Neverhome de Laird Hunt   (192 pages) 2 septembre 2015

Pendant la guerre de Sécession, une jeune femme se travestit en homme pour aller combattre à la place de son trop fragile compagnon. Ayant perdu trace de son régiment après une bataille féroce où elle a été blessée, Constance, guidée par l’amour infini qu’elle porte à Bartholomew, entame le long et périlleux périple de retour. Elle sera recueillie et soignée par une infirmière veuve de guerre, qui s’éprend d’elle et lui propose de partager sa vie, ce que Constance refuse. Par dépit, celle qui l’avait entourée de soins la fait enfermer dans une maison de fous, dont Constance parvient à s’échapper.
Subvertissant les catégories du roman historique comme de l’épopée, Neverhome, tout en narrant un authentique parcours, réussit le tour de force de se tenir en équilibre à la lisière de tous les genres littéraires et fonctionne à la manière d’un conte cruel qui, jouant de l’anamorphose, propose une envoûtante méditation sur la fragilité de nos certitudes et l’ambivalence de toute réalité, sur sa nécessaire inconstance dont Constance (au prénom dès lors ironique), incarnation supposée de la droiture et de la bravoure héroïque, fait elle aussi les frais.

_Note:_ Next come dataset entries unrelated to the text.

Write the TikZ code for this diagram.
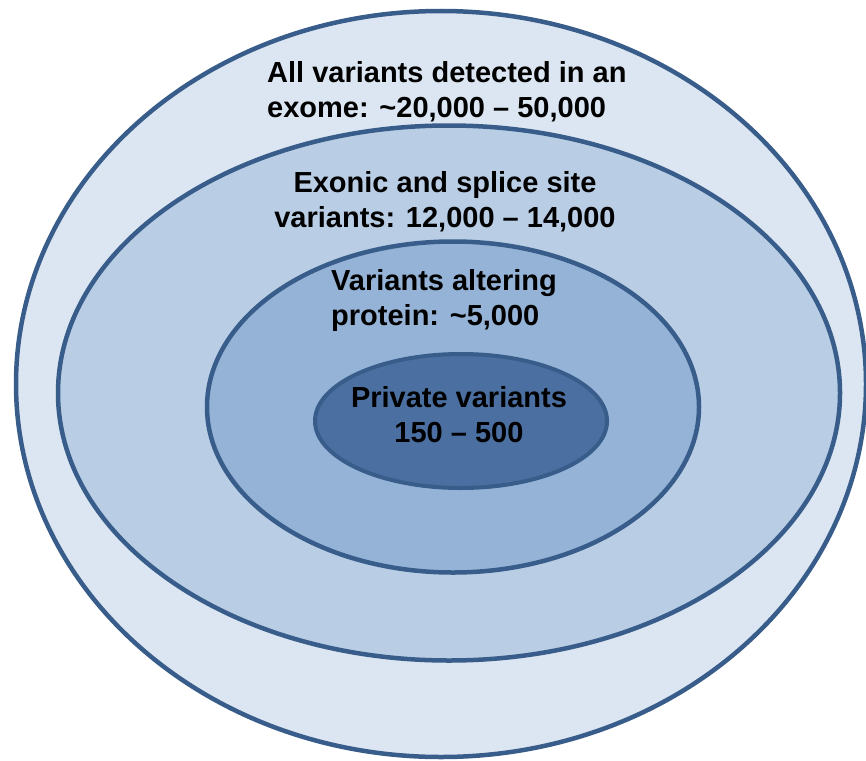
\documentclass[tikz,border=0pt]{standalone}
\usepackage{fontspec}
\setmainfont{Liberation Sans}
\usetikzlibrary{shapes.geometric}

\definecolor{ringline}{HTML}{385D8A}
\definecolor{exomefill}{HTML}{DCE6F2}
\definecolor{exonicfill}{HTML}{B9CDE5}
\definecolor{proteinfill}{HTML}{95B3D7}
\definecolor{privatefill}{HTML}{4B6FA0}

\tikzset{
  ring/.style={ellipse, draw=ringline, line width=4.5pt, inner sep=0pt},
  ringtext/.style={font=\bfseries\fontsize{29}{34.5}\selectfont, inner sep=0pt}
}

\begin{document}
\begin{tikzpicture}[x=1pt,y=-1pt]
\useasboundingbox (0,0) rectangle (866,760);
\clip (0,0) rectangle (866,760);

% Rings
\node[ring, fill=exomefill, minimum width=850pt, minimum height=746pt] (exome) at (441,384) {};
\node[ring, fill=exonicfill, minimum width=782pt, minimum height=535pt] (exonic) at (449,393) {};
\node[ring, fill=proteinfill, minimum width=492pt, minimum height=331pt] (protein) at (453,407) {};
\node[ring, fill=privatefill, line width=4pt, minimum width=292pt, minimum height=134pt] (private) at (461,421) {};

% Labels (base = last line)
\node[ringtext, anchor=base west, align=left] (exome-text) at (267,117) {All variants detected in an\\exome: \textasciitilde20,000 -- 50,000};
\node[ringtext, anchor=base, align=center] (exonic-text) at (445,227) {Exonic and splice site\\variants: 12,000 -- 14,000};
\node[ringtext, anchor=base west, align=left] (protein-text) at (331,325) {Variants altering\\protein: \textasciitilde5,000};
\node[ringtext, anchor=base, align=center] (private-text) at (459,442) {Private variants\\150 -- 500};

\end{tikzpicture}
\end{document}
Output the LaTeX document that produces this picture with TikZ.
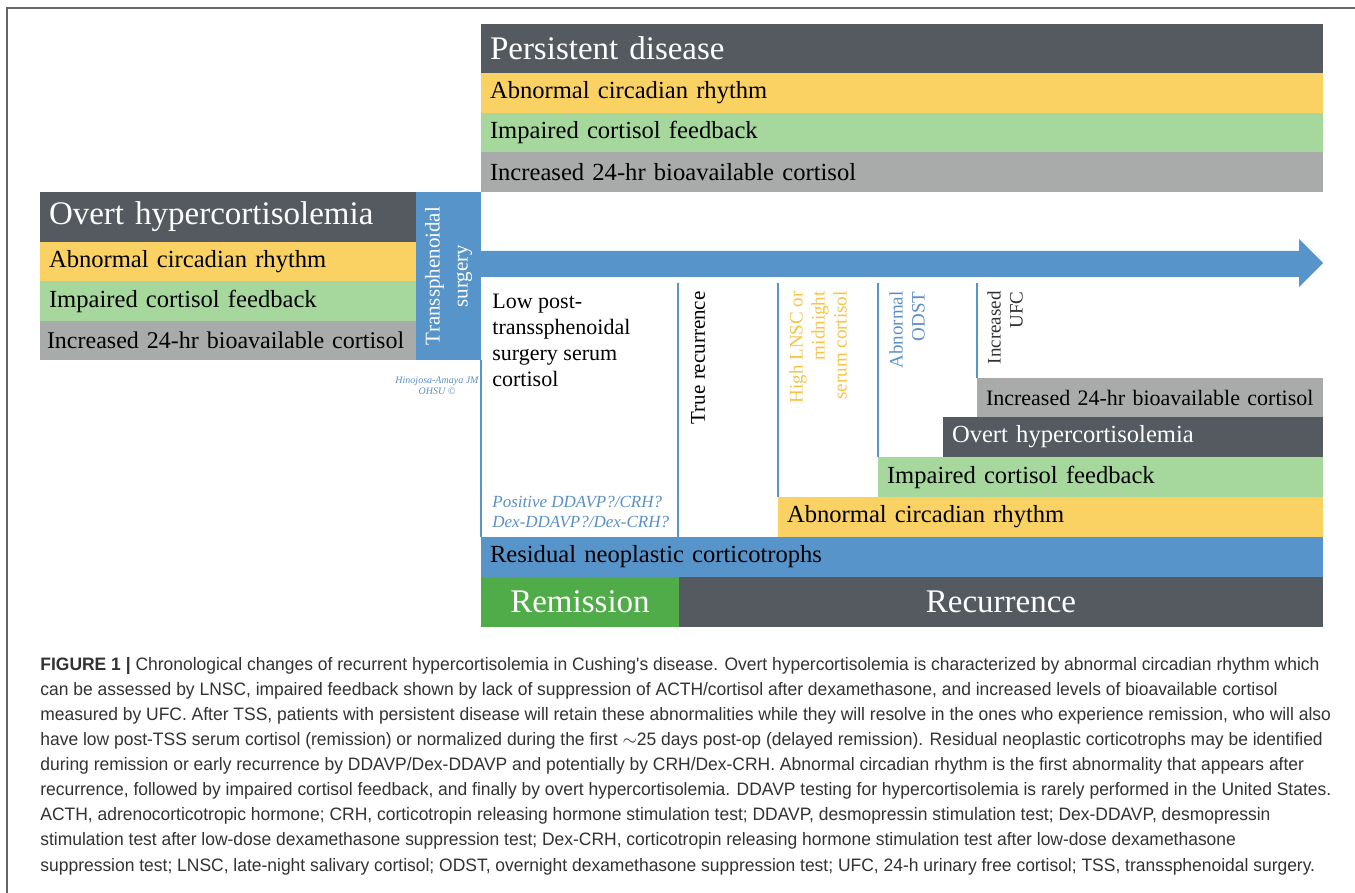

La Frontière sud de José Luis Muñoz  (512 pages)   2 septembre 2015

Mike Demon (déjà aperçu dans Babylone Vegas) est vendeur d’assurances. Il mène une existence de bon Américain moyen tout en s’offrant des escapades amoureuses ou sexuelles lors de ses tournées. À Tijuana, il promet à la prostituée sublime dont il est tombé follement amoureux de lui faire passer la frontière. C’est sans compter Fred Vargas, un flic mexicain violent et véreux, qui fait chanter les bons pères de famille yankee venus s’encanailler de l’autre côté de la frontière…
Une double intrigue menée de main de maître pour un western noir sursaturé de violence et de sexe.

Les Os de la vérité de Roger Alan Skipper  (352 pages) 2 septembre 2015

À cinquante-sept ans, Tuesday Price est l’objet du mépris de tous à Green County. Il serait fainéant et préférerait le jogging et la boisson au travail.
Lorsque sa femme lui annonce qu’elle est enceinte, il décide de rentrer dans le droit chemin. Mais un lourd passé ne cesse de se rappeler à lui…
Après Le Baptême de Billy Bean, Roger Alan Skipper livre un roman sombre où vie et mort semblent faire cause commune pour empêcher toute rédemption, un roman sobre et singulier en forme de quête de soi, porté tantôt par la tension du dévoilement attendu d’une vérité dévastatrice, tantôt par le spectacle fascinant d’une “rénovation intérieure”.

Millénium 4 Ce qui ne me tue pas de David Lagercrantz (512 pages) 27 août 2015

Quand Mikael Blomkvist reçoit un appel d’un chercheur de pointe dans le domaine de l’intelligence artificielle qui affirme détenir des informations sensibles sur les services de renseignement américains, il se dit qu’il tient le scoop qu’il attendait pour relancer la revue Millénium et sa carrière. Au même moment, une hackeuse de génie tente de pénétrer les serveurs de la NSA...

Dix ans après la publication en Suède du premier volume, la saga Millénium continue.